>> BEGIN
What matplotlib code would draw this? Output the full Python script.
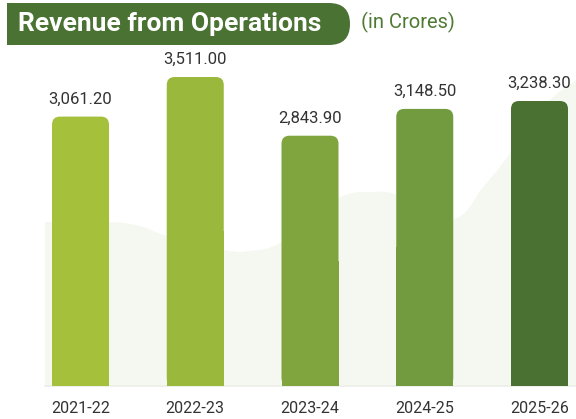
import numpy as np
import matplotlib
matplotlib.use("Agg")
import matplotlib.pyplot as plt
from matplotlib.patches import FancyBboxPatch, Rectangle, Polygon
from matplotlib.transforms import Affine2D, IdentityTransform

plt.rcParams['font.family'] = ['Roboto', 'DejaVu Sans']

# data
years = ['2021-22', '2022-23', '2023-24', '2024-25', '2025-26']
revenue = [3061.20, 3511.00, 2843.90, 3148.50, 3238.30]
bar_colors = ['#a5c13b', '#9ab83c', '#80a43e', '#729a3f', '#4a7032']

W, H = 576, 419
fig = plt.figure(figsize=(W / 100, H / 100), dpi=100)
fig.patch.set_facecolor('white')

# pixel coords with origin at top-left
px = Affine2D().scale(1, -1).translate(0, H) + IdentityTransform()

# decorative background wave
wave_pts = np.array([(45, 222), (109, 222), (140, 226), (167, 236), (224, 250),
                     (250, 251), (282, 242), (339, 198), (375, 192), (397, 195),
                     (453, 219), (484, 186), (509, 155), (545, 105), (576, 80)], float)


def catmull(p, n=12):
    p = np.vstack([p[0], p, p[-1]])
    out = []
    for i in range(1, len(p) - 2):
        p0, p1, p2, p3 = p[i - 1], p[i], p[i + 1], p[i + 2]
        for t in np.linspace(0, 1, n, endpoint=False):
            t2, t3 = t * t, t * t * t
            out.append(0.5 * ((2 * p1) + (-p0 + p2) * t + (2 * p0 - 5 * p1 + 4 * p2 - p3) * t2
                              + (-p0 + 3 * p1 - 3 * p2 + p3) * t3))
    out.append(p[-2])
    return np.array(out)


curve = catmull(wave_pts)
poly = np.vstack([curve, [(576, 386), (45, 386)]])
fig.patches.append(Polygon(poly, closed=True, transform=px, facecolor='#f5f8f1',
                           edgecolor='none', zorder=-1))

# axes
left, right, top, base = 45, 576, 45, 386
ax = fig.add_axes([left / W, (H - base) / H, (right - left) / W, (base - top) / H])
ax.patch.set_visible(False)
x = np.arange(len(years))
pitch = 114.75
x0 = 80.5
ax.set_xlim((left - x0) / pitch, (right - x0) / pitch)
scale = 309 / 3511.0
ax.set_ylim(0, (base - top) / scale)

bw = 57 / pitch
r_px = 8
rx = r_px / pitch
ry = r_px / scale
for xi, v, c in zip(x, revenue, bar_colors):
    ax.add_patch(FancyBboxPatch((xi - bw / 2, 0), bw, v,
                                boxstyle=f"round,pad=0,rounding_size={rx}",
                                mutation_aspect=ry / rx, facecolor=c,
                                edgecolor='none', zorder=2))
    ax.add_patch(Rectangle((xi - bw / 2, 0), bw, v * 0.5, facecolor=c,
                           edgecolor='none', zorder=3))
    ax.annotate(f"{v:,.2f}", (xi, v), xytext=(0, 7), textcoords='offset points',
                ha='center', va='bottom', fontsize=12, color='#333333')

ax.set_xticks(x)
ax.set_xticklabels(years, fontsize=11.5, color='#333333')
ax.tick_params(axis='x', length=0, pad=11)
ax.set_yticks([])
for s in ['left', 'right', 'top']:
    ax.spines[s].set_visible(False)
ax.spines['bottom'].set_color('#eceee8')
ax.spines['bottom'].set_linewidth(1.2)

# title banner
fig.patches.append(Rectangle((7, 3), 300, 42, transform=px, facecolor='#4a7233',
                             edgecolor='none'))
fig.patches.append(FancyBboxPatch((250, 3), 100, 42, transform=px,
                                  boxstyle="round,pad=0,rounding_size=21",
                                  facecolor='#4a7233', edgecolor='none'))
fig.text(18 / W, 1 - 24 / H, 'Revenue from Operations', fontsize=19, fontweight='bold',
         color='white', ha='left', va='center')
fig.text(361 / W, 1 - 22 / H, '(in Crores)', fontsize=14.5, color='#4f7a33',
         ha='left', va='center')

fig.savefig('out.png', dpi=100)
>> END
● What is required: Would you reproduce the lines above, from the very first through the line containing "(576, 80)], float)", exactly and without the pictures?

● Answer in full:
What matplotlib code would draw this? Output the full Python script.
import numpy as np
import matplotlib
matplotlib.use("Agg")
import matplotlib.pyplot as plt
from matplotlib.patches import FancyBboxPatch, Rectangle, Polygon
from matplotlib.transforms import Affine2D, IdentityTransform

plt.rcParams['font.family'] = ['Roboto', 'DejaVu Sans']

# data
years = ['2021-22', '2022-23', '2023-24', '2024-25', '2025-26']
revenue = [3061.20, 3511.00, 2843.90, 3148.50, 3238.30]
bar_colors = ['#a5c13b', '#9ab83c', '#80a43e', '#729a3f', '#4a7032']

W, H = 576, 419
fig = plt.figure(figsize=(W / 100, H / 100), dpi=100)
fig.patch.set_facecolor('white')

# pixel coords with origin at top-left
px = Affine2D().scale(1, -1).translate(0, H) + IdentityTransform()

# decorative background wave
wave_pts = np.array([(45, 222), (109, 222), (140, 226), (167, 236), (224, 250),
                     (250, 251), (282, 242), (339, 198), (375, 192), (397, 195),
                     (453, 219), (484, 186), (509, 155), (545, 105), (576, 80)], float)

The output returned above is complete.